I suspect there may be several such threads, depending
on how things are configured.

It still seems to me that the only technical solutions here
that make sense are:

1) Fix Linux/NPTL setuid().  Then change the uid  of the
entire process, and live with the results of that.  I
think that at that point the gc and libgcj probably just
work.  And this is where we want to get eventually,
because the applicable standard requires it.

2) Rely on Java security managers instead of uids.

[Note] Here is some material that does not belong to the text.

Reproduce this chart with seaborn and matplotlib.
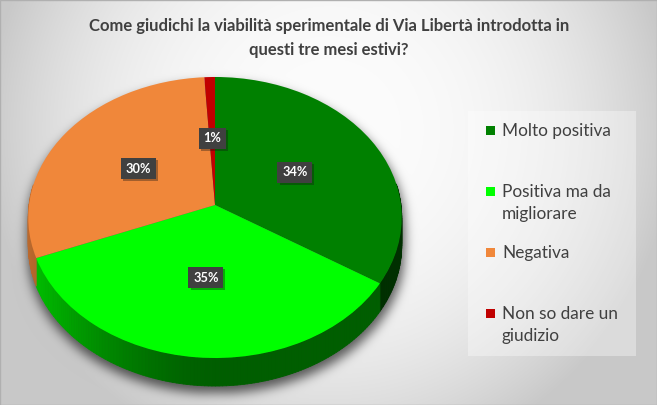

It still seems to me that adding a workaround to the
GC to sort of let you take advantage of an NPTL bug
isn't a good solution.

If someone wants to propose a patch which always runs
the GC from a single thread, and is justifiable on other
grounds, I'd certainly consider it.  But my guess is
that this will complicate the code more than is otherwise
justifiable. 
> 
> 
> > And for non-Java code, it would be trivial
> > to just hijack another thread.
> 
> How?  That exactly would be the solution to my
> problem: I cannot change the uid for the gcj "system
> thread". -- What does this thread do, btw?  I assumed
> that it is either the GC or a mediator which works for
> the GC.
> 
Sorry.  I meant it would be trivial for malicious code
to run code in an unrestricted thread, e.g. by overwriting
a vtable entry somewhere.  Hence you still have to trust
the code in the restricted thread.  But given that we're
talking about C or C++ code, that's not a profound
observation.

I'm not sure that this gives you a reliable and clean way
to run code in all of the system threads, especially if they
happen to be blocked.
> 
> > nptl source [...] still seems to rely on signals for
> a few things
> 
> I've had the impression that this is only used to
> cancel a thread or other things that I don't expect to
> work when my thread doesn't have the rights.
> 
Based on a cursory look at the source, I think that's mostly
right, though I suspect that something like exit() wouldn't
work either, and would leave things in a messy state.